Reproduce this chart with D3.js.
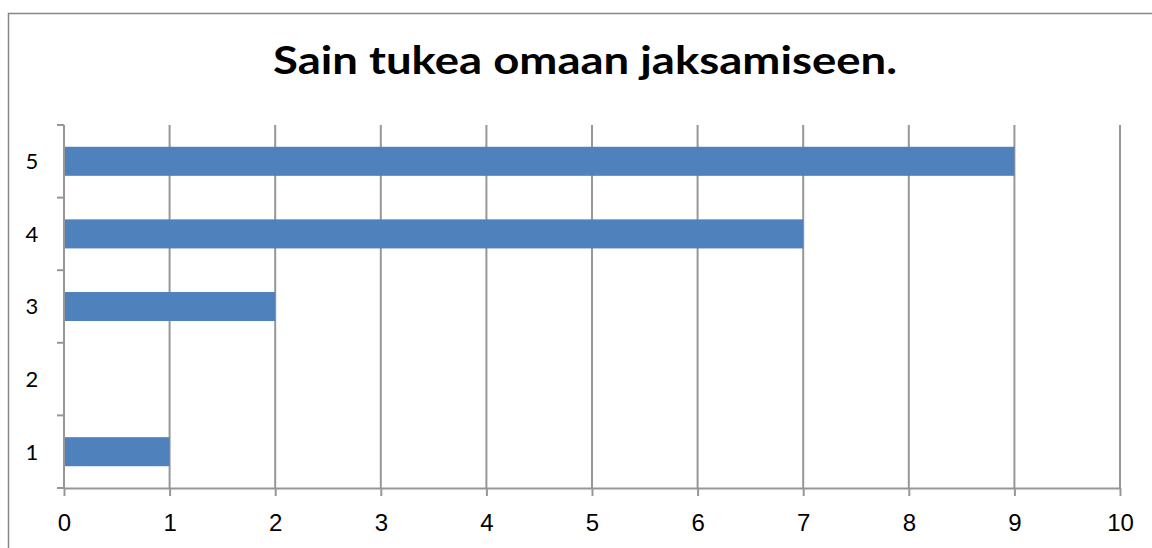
<!DOCTYPE html>
<html>
<head>
<meta charset="utf-8">
<script src="https://cdn.jsdelivr.net/npm/d3@7"></script>
<style>
  body { margin: 0; background: #fff; }
  svg { display: block; font-family: Lato, "Open Sans", sans-serif; }
</style>
</head>
<body>
<div id="chart"></div>
<script>
const title = "Sain tukea omaan jaksamiseen.";
const categories = ["5", "4", "3", "2", "1"];
const values = [9, 7, 2, 0, 1];
const xTicks = [0, 1, 2, 3, 4, 5, 6, 7, 8, 9, 10];

const W = 1152, H = 548;
const margin = {top: 125, right: 32, bottom: 60, left: 64};

const svg = d3.select("#chart").append("svg")
    .attr("width", W)
    .attr("height", H);

// outer chart frame (runs off the right and bottom edges)
svg.append("rect")
    .attr("x", 8.5).attr("y", 13.5)
    .attr("width", 1200).attr("height", 600)
    .attr("fill", "none")
    .attr("stroke", "#878787")
    .attr("stroke-width", 1.5);

const x = d3.scaleLinear().domain([0, 10]).range([margin.left, W - margin.right]);
const y = d3.scaleBand().domain(categories).range([margin.top, H - margin.bottom]).padding(0);

// gridlines
svg.append("g")
    .selectAll("line")
    .data(xTicks)
    .join("line")
    .attr("x1", d => x(d)).attr("x2", d => x(d))
    .attr("y1", margin.top).attr("y2", H - margin.bottom)
    .attr("stroke", "#979797")
    .attr("stroke-width", 2);

// bars
const barH = y.bandwidth() * 0.4;
svg.append("g")
    .selectAll("rect")
    .data(categories.map((c, i) => ({c, v: values[i]})))
    .join("rect")
    .attr("x", x(0))
    .attr("y", d => y(d.c) + (y.bandwidth() - barH) / 2)
    .attr("width", d => x(d.v) - x(0))
    .attr("height", barH)
    .attr("fill", "#4f81bd");

// x axis
const xAxis = svg.append("g")
    .attr("transform", `translate(0,${H - margin.bottom})`)
    .call(d3.axisBottom(x).tickValues(xTicks).tickSize(8).tickSizeOuter(0).tickPadding(18));
xAxis.select(".domain").attr("stroke", "#979797").attr("stroke-width", 2);
xAxis.selectAll(".tick line").attr("stroke", "#979797").attr("stroke-width", 2);
xAxis.selectAll(".tick text")
    .attr("fill", "#000")
    .style("font-size", "24px");

// y axis: ticks at band edges
const yEdges = categories.map(c => y(c)).concat([H - margin.bottom]);
const yAxis = svg.append("g");
yAxis.append("line")
    .attr("x1", x(0)).attr("x2", x(0))
    .attr("y1", margin.top).attr("y2", H - margin.bottom)
    .attr("stroke", "#979797").attr("stroke-width", 2);
yAxis.selectAll(".edge")
    .data(yEdges)
    .join("line")
    .attr("class", "edge")
    .attr("x1", x(0) - 7).attr("x2", x(0))
    .attr("y1", d => d).attr("y2", d => d)
    .attr("stroke", "#979797").attr("stroke-width", 2);
yAxis.selectAll(".lbl")
    .data(categories)
    .join("text")
    .attr("class", "lbl")
    .attr("x", 32)
    .attr("y", d => y(d) + y.bandwidth() / 2)
    .attr("dy", "0.36em")
    .attr("text-anchor", "middle")
    .attr("fill", "#000")
    .style("font-size", "22px")
    .text(d => d);

// title
svg.append("text")
    .attr("x", 585)
    .attr("y", 74)
    .attr("text-anchor", "middle")
    .attr("textLength", 624)
    .attr("lengthAdjust", "spacingAndGlyphs")
    .style("font-size", "39px")
    .style("font-weight", "bold")
    .text(title);
</script>
</body>
</html>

**OBJECTIVE**: Restate only the lines running from the start of the material above through the line containing "const y = d3.scaleBand().domain(categories).range([margin.top, H", ends included. No pictures.

**TASK RESPONSE**:
Reproduce this chart with D3.js.
<!DOCTYPE html>
<html>
<head>
<meta charset="utf-8">
<script src="https://cdn.jsdelivr.net/npm/d3@7"></script>
<style>
  body { margin: 0; background: #fff; }
  svg { display: block; font-family: Lato, "Open Sans", sans-serif; }
</style>
</head>
<body>
<div id="chart"></div>
<script>
const title = "Sain tukea omaan jaksamiseen.";
const categories = ["5", "4", "3", "2", "1"];
const values = [9, 7, 2, 0, 1];
const xTicks = [0, 1, 2, 3, 4, 5, 6, 7, 8, 9, 10];

const W = 1152, H = 548;
const margin = {top: 125, right: 32, bottom: 60, left: 64};

const svg = d3.select("#chart").append("svg")
    .attr("width", W)
    .attr("height", H);

// outer chart frame (runs off the right and bottom edges)
svg.append("rect")
    .attr("x", 8.5).attr("y", 13.5)
    .attr("width", 1200).attr("height", 600)
    .attr("fill", "none")
    .attr("stroke", "#878787")
    .attr("stroke-width", 1.5);

const x = d3.scaleLinear().domain([0, 10]).range([margin.left, W - margin.right]);
const y = d3.scaleBand().domain(categories).range([margin.top, H - margin.bottom]).padding(0);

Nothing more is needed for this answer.